Matthew Kahane, a senior U.N. official in the Tajik capital, said
drug traffickers fear they will become targets of the
administration's declared war against terrorism and those who fund it.

"They assume the war on terrorism will target the financial bases of
terrorism, and drugs is one of them," Kahane said in an interview.

Afghanistan's ruling Taliban banned the growing of opium poppies last
year as a sin against Islam. The ban helped Afghanistan win $43
million in emergency aid to help it deal with the effects of a
prolonged drought.

Still, enormous amounts of opium and heroin stockpiled before the ban
continue to flow out of the country, most of it through Tajikistan
and Russia on its way to Europe, U.N. and Tajik officials say.

Since Sept. 11, confiscations of heroin in Tajikistan by Tajik and
Russian border guards have doubled from three to six a week, with
each seizure averaging between 110 and 176 pounds, Kahane said. He
and other international narcotics experts think that the seizures
account for roughly 10 percent of the overall trade.

Most of the international attention on Afghanistan's narcotics trade
has focused on the ruling Taliban and a feared merger between drugs
and growing Islamic militancy in neighboring Central Asia. Until the
Taliban's ban on poppy growing, Afghanistan produced three-quarters
of the world's opium, with most of the heroin reaching Europe.

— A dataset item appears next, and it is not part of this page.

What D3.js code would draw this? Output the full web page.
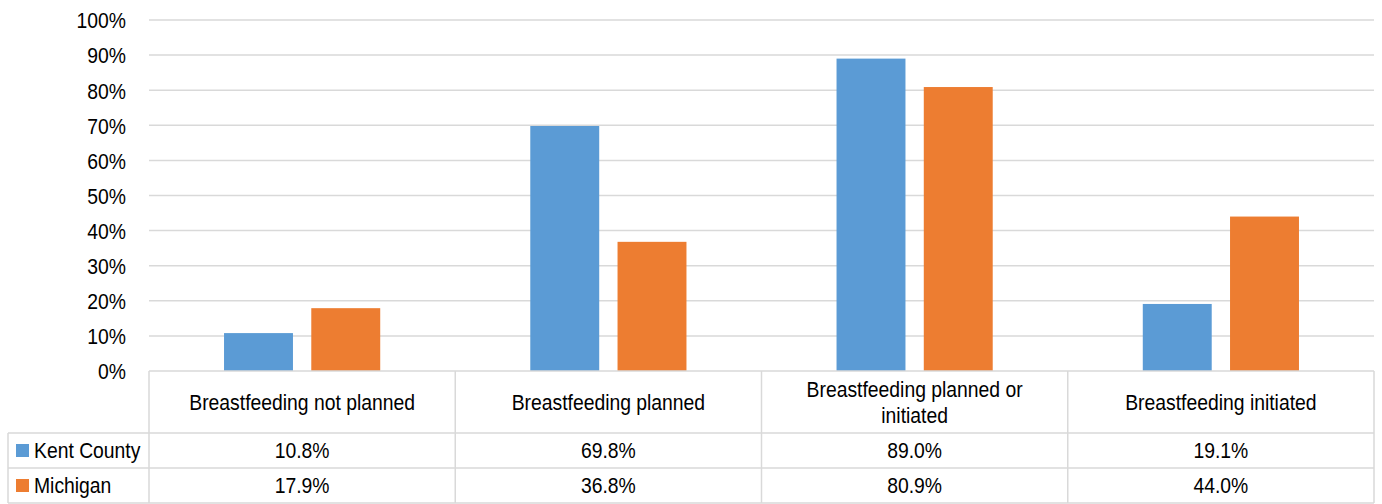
<!DOCTYPE html>
<html>
<head>
<meta charset="utf-8">
<script src="https://cdn.jsdelivr.net/npm/d3@7"></script>
<style>
  html, body { margin: 0; padding: 0; background: #fff; }
  svg { display: block; }
  text { font-family: "Liberation Sans", Arial, sans-serif; fill: #000; }
</style>
</head>
<body>
<svg id="chart" width="1382" height="504"></svg>
<script>
const categories = ["Breastfeeding not planned", "Breastfeeding planned", "Breastfeeding planned or initiated", "Breastfeeding initiated"];
const seriesNames = ["Kent County", "Michigan"];
const kentValues = [10.8, 69.8, 89.0, 19.1];
const michiganValues = [17.9, 36.8, 80.9, 44.0];
const yTicks = [0, 10, 20, 30, 40, 50, 60, 70, 80, 90, 100];
const colors = ["#5B9BD5", "#ED7D31"];

const seriesValues = [kentValues, michiganValues];
const svg = d3.select("#chart");
const plotLeft = 149, plotRight = 1374, plotTop = 20, plotBottom = 371;
const tableLeft = 8;
const rowLines = [371, 433, 468, 503];
const gridColor = "#d9d9d9";
const fontSize = 21.5;
const sx = 0.9;

const x0 = d3.scaleBand().domain(categories).range([plotLeft, plotRight]).paddingInner(0).paddingOuter(0);
const bw = x0.bandwidth();
const x1 = d3.scaleBand().domain(seriesNames).range([bw * 0.245, bw * 0.755]).paddingInner(0.21).paddingOuter(0);
const y = d3.scaleLinear().domain([0, 100]).range([plotBottom, plotTop]);

function label(x, yy, str, anchor) {
  return svg.append("g").attr("transform", `translate(${x},${yy}) scale(${sx},1)`)
    .append("text").attr("x", 0).attr("y", 0).attr("font-size", fontSize)
    .attr("text-anchor", anchor || "start").text(str);
}

// gridlines
svg.append("g").selectAll("line").data(yTicks.filter(t => t > 0)).join("line")
  .attr("x1", plotLeft).attr("x2", plotRight)
  .attr("y1", d => y(d)).attr("y2", d => y(d))
  .attr("stroke", gridColor).attr("stroke-width", 1.5);

// y axis labels
const yAxis = d3.axisLeft(y).tickValues(yTicks).tickFormat(d => d + "%").tickSize(0).tickPadding(0);
const yg = svg.append("g").attr("transform", `translate(126,0)`).call(yAxis);
yg.select(".domain").remove();
yg.selectAll("text").attr("font-size", fontSize).attr("font-family", '"Liberation Sans", Arial, sans-serif')
  .attr("fill", "#000").attr("dy", null).attr("y", 7.8).attr("text-anchor", "end").attr("x", 0)
  .attr("transform", `scale(${sx},1)`);

// bars
const barData = [];
categories.forEach((c, i) => seriesNames.forEach((s, j) => barData.push({ c, s, v: seriesValues[j][i], j })));
svg.append("g").selectAll("rect").data(barData).join("rect")
  .attr("x", d => x0(d.c) + x1(d.s))
  .attr("width", x1.bandwidth())
  .attr("y", d => y(d.v))
  .attr("height", d => y(0) - y(d.v))
  .attr("fill", d => colors[d.j]);

// table lines
const tg = svg.append("g").attr("stroke", gridColor).attr("stroke-width", 1.5).attr("fill", "none");
tg.append("line").attr("x1", plotLeft).attr("x2", plotRight).attr("y1", rowLines[0]).attr("y2", rowLines[0]);
rowLines.slice(1).forEach(yy => tg.append("line").attr("x1", tableLeft).attr("x2", plotRight).attr("y1", yy).attr("y2", yy));
tg.append("line").attr("x1", tableLeft).attr("x2", tableLeft).attr("y1", rowLines[1]).attr("y2", rowLines[3]);
const colEdges = categories.map(c => x0(c)).concat([plotRight]);
colEdges.forEach(xx => tg.append("line").attr("x1", xx).attr("x2", xx).attr("y1", rowLines[0]).attr("y2", rowLines[3]));

// category labels (wrapped)
const maxW = bw - 30;
categories.forEach(c => {
  const cx = x0(c) + bw / 2;
  const t = svg.append("g").attr("transform", `translate(${cx},0) scale(${sx},1)`)
    .append("text").attr("font-size", fontSize).attr("text-anchor", "middle").attr("x", 0);
  const words = c.split(" ");
  let lines = [], cur = [];
  const tmp = t.append("tspan");
  words.forEach(w => {
    cur.push(w);
    tmp.text(cur.join(" "));
    if (tmp.node().getComputedTextLength() * sx > maxW && cur.length > 1) {
      cur.pop(); lines.push(cur.join(" ")); cur = [w];
    }
  });
  lines.push(cur.join(" "));
  tmp.remove();
  const lh = 26;
  const mid = (rowLines[0] + rowLines[1]) / 2;
  const firstBase = mid + 7.8 - (lines.length - 1) * lh / 2;
  lines.forEach((ln, k) => t.append("tspan").attr("x", 0).attr("y", firstBase + k * lh).text(ln));
});

// data rows
seriesNames.forEach((s, j) => {
  const top = rowLines[j + 1], bot = rowLines[j + 2];
  const mid = (top + bot) / 2;
  svg.append("rect").attr("x", 16).attr("y", mid - 6.5).attr("width", 13).attr("height", 13).attr("fill", colors[j]);
  label(34, mid + 7.8, s, "start");
  categories.forEach((c, i) => {
    label(x0(c) + bw / 2, mid + 7.8, seriesValues[j][i].toFixed(1) + "%", "middle");
  });
});
</script>
</body>
</html>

Yet analysts and officials in Tajikistan say the lucrative business
encompasses a wide range of participants, including Tajik officials,
Russian troops and the Afghan rebel coalition whose anti-Taliban
struggle last week received the public endorsement of President Bush.

"Everyone feeds on it," said Muzaffar Olimov, director of the Orient
Public Policy Center in Tajikistan. Both the Taliban and its rivals
occupy territory used to cultivate poppy fields, and each controls
sections of the frontier where processed heroin leaves the country,
Olimov and U.N. officials said.

About 16,000 Russian soldiers and border guards are based in this
former Soviet Central Asian republic. They hold the main
responsibility for monitoring Tajikistan's 1,000-mile border with
neighboring Afghanistan.

For this arid, mountainous country of 6 million people, the
implications for the curtailment of the drug trade are potentially
dire. Olimov and U.N. officials said the trafficking of heroin
accounts for 20 percent to 30 percent of the economy of Tajikistan,
where the per-capita income is less than $1 per day.

Many poor Tajiks are employed as couriers to ferry heroin to Moscow
aboard trains. Authorities in Tajikistan say couriers are paid up to
$200 for each trip, or paid in kind with heroin. Women with children
are particularly coveted as couriers because they are less subject to
inspection and, if caught, routinely serve lighter jail sentences
than men.

Politically, analysts said, the drug trade helps knit together a
fragile coalition government of poorly paid officials and military
officers.

Tajikistan's deputy prime minister earns $25 a month, for example, so
the temptation to enter the illicit business is high. Last year,
Tajikistan's ambassador to Kazakhstan was apprehended with more than
110 pounds of heroin. In a separate incident, Russian authorities
found the narcotic in a diplomatic pouch to Moscow.

For Olimov, the pervasiveness of the drug trade has crippled a
country trying to recover from a devastating civil war in the 1990s
and attempting to affirm its independence 10 years after the collapse
of the Soviet Union.

"Drug trafficking is becoming a national tragedy for Tajikistan," he said.